What binds this place isn’t infrastructure but ritual. Friday nights in autumn, the entire town migrates to the football field, where teenagers in pads and helmets become temporary gladiators under stadium lights. The crowd’s cheers form a kind of liturgy, a collective promise to remember what it feels like to care deeply about something small. Afterward, families gather in driveways, parents sipping coffee while kids chase fireflies, their laughter mixing with the hum of cicadas. You notice, in these moments, how the darkness here isn’t total, the stars are diluted by the glow of Oklahoma City just beyond the hills, but the effect is somehow sweeter, a reminder that proximity to the urban doesn’t have to erase the rural.

Piedmont’s schools are the kind where teachers farm on weekends and students list “4-H state champ” on college applications. The classrooms smell like pencil shavings and earnestness. Education here is less a ladder than a trellis, shaping how kids grow without insisting on a single direction. The annual science fair features volcanoes made from baking soda and dioramas of the Chisholm Trail, but also precise diagrams of drone-assisted crop surveys. It’s a town that respects dirt under fingernails and WiFi passwords in equal measure.

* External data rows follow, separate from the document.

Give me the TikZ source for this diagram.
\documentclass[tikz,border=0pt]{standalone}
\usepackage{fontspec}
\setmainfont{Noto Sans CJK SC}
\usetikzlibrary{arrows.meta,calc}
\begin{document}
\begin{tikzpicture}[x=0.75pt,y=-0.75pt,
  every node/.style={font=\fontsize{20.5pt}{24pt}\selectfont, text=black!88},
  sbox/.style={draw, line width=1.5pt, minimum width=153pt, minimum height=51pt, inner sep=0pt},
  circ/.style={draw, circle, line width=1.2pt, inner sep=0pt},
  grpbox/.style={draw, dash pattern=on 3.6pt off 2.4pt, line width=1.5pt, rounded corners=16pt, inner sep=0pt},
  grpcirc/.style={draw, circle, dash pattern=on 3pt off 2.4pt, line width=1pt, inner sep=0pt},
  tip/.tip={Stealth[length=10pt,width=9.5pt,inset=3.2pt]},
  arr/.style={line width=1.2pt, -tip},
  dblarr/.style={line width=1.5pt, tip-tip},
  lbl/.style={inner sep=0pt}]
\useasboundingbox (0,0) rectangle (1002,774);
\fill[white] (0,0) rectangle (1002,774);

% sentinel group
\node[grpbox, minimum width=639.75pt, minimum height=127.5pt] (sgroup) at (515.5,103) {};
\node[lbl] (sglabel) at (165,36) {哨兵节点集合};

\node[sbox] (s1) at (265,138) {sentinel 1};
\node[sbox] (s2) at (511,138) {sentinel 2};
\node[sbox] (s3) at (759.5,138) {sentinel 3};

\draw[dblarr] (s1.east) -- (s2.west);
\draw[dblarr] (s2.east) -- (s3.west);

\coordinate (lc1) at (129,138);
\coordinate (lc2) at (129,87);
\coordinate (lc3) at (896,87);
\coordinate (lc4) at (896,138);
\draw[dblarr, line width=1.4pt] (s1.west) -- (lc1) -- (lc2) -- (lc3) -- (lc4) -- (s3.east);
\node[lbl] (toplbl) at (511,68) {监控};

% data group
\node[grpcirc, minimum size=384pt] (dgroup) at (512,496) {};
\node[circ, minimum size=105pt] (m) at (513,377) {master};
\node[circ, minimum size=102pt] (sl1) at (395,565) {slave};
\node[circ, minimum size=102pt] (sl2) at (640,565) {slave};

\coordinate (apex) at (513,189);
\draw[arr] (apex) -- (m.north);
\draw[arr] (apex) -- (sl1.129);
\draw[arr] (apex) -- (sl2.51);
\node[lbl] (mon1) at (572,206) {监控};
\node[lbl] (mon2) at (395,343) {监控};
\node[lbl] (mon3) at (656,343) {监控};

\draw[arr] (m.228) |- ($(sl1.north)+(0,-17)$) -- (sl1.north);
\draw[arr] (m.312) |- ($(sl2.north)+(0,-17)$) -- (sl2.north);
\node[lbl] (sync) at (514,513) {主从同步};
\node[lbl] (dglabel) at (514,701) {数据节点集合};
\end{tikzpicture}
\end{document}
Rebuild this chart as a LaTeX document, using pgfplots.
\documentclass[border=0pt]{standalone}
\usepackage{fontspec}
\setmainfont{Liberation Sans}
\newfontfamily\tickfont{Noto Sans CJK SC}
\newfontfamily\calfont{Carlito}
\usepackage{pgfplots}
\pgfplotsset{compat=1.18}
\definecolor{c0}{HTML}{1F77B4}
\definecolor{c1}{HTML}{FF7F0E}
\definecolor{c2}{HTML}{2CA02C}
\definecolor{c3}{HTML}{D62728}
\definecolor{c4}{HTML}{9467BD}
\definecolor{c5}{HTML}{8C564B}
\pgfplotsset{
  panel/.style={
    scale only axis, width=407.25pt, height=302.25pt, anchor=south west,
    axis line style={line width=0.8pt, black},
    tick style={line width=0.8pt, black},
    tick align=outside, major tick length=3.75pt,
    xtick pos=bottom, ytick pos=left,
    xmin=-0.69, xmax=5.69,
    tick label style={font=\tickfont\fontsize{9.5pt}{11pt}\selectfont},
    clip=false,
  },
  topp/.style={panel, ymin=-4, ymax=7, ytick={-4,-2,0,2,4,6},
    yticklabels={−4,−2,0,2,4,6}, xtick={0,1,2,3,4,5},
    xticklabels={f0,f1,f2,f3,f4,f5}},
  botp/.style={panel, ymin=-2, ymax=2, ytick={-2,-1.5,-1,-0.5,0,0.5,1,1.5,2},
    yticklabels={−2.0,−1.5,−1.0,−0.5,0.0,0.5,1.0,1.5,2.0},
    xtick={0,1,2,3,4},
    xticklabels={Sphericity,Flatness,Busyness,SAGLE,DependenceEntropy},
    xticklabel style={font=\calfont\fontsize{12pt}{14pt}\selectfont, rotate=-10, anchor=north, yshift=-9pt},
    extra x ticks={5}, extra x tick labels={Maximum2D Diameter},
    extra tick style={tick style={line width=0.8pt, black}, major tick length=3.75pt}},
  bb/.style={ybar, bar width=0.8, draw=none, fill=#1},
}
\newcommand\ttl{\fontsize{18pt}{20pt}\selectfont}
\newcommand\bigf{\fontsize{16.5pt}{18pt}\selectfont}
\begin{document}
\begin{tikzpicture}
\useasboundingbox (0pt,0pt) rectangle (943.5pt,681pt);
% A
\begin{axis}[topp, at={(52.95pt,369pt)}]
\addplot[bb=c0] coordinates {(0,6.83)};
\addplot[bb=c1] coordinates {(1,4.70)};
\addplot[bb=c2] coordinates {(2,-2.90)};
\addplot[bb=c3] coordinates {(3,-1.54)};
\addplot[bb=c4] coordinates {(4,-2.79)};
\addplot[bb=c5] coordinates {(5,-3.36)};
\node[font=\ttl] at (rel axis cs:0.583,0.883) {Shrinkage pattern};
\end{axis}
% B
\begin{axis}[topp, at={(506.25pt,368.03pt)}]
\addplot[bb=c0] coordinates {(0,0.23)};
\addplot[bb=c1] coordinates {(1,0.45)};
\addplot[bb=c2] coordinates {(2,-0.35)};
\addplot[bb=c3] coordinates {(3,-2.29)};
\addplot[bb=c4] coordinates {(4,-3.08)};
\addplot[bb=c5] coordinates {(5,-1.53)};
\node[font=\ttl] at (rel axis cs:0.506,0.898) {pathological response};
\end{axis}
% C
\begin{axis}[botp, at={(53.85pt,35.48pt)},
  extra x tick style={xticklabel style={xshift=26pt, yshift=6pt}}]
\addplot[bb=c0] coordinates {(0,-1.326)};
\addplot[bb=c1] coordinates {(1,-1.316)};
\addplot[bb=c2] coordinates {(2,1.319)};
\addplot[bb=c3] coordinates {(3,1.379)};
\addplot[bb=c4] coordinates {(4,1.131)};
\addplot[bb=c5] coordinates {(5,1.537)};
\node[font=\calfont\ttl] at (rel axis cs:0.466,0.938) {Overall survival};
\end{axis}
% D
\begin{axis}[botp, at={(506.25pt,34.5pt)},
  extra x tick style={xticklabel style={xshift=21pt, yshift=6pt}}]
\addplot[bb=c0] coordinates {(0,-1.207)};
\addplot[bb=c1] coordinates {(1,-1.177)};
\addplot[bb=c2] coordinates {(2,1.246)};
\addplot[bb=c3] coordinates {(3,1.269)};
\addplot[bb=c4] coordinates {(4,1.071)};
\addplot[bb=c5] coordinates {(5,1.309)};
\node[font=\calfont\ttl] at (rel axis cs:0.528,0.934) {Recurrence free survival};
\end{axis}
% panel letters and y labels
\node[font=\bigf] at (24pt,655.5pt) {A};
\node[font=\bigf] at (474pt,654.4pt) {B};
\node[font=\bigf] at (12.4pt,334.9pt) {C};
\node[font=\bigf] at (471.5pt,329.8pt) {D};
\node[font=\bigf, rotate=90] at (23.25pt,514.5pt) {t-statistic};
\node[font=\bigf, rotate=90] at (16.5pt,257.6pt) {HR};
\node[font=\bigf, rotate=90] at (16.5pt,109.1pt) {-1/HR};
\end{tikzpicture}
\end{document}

To outsiders, the town might seem static, a diorama of Americana. But spend time here and you feel the undercurrent of adaptation. Solar panels glint on barn roofs. Families convert ancestral acres into pumpkin patches or u-pick flower fields, hedging against the fickleness of traditional agriculture. The community center hosts coding workshops beside quilting circles. This isn’t nostalgia; it’s a negotiation, a way to honor the past without fossilizing it.

There’s a particular grace to living in a place where your GPS sometimes fails. Piedmont’s roads meander, following old property lines and creek beds, refusing the grid’s tyranny. Getting lost is a local pastime, but so is being found, by a neighbor in a feed-store parking lot, by the smell of smoke from a backyard barbecue, by the sudden understanding that a town isn’t just a dot on a map. It’s a mosaic of shared glances and borrowed wrenches and the unspoken agreement to keep showing up, season after season, under that endless, breathing sky.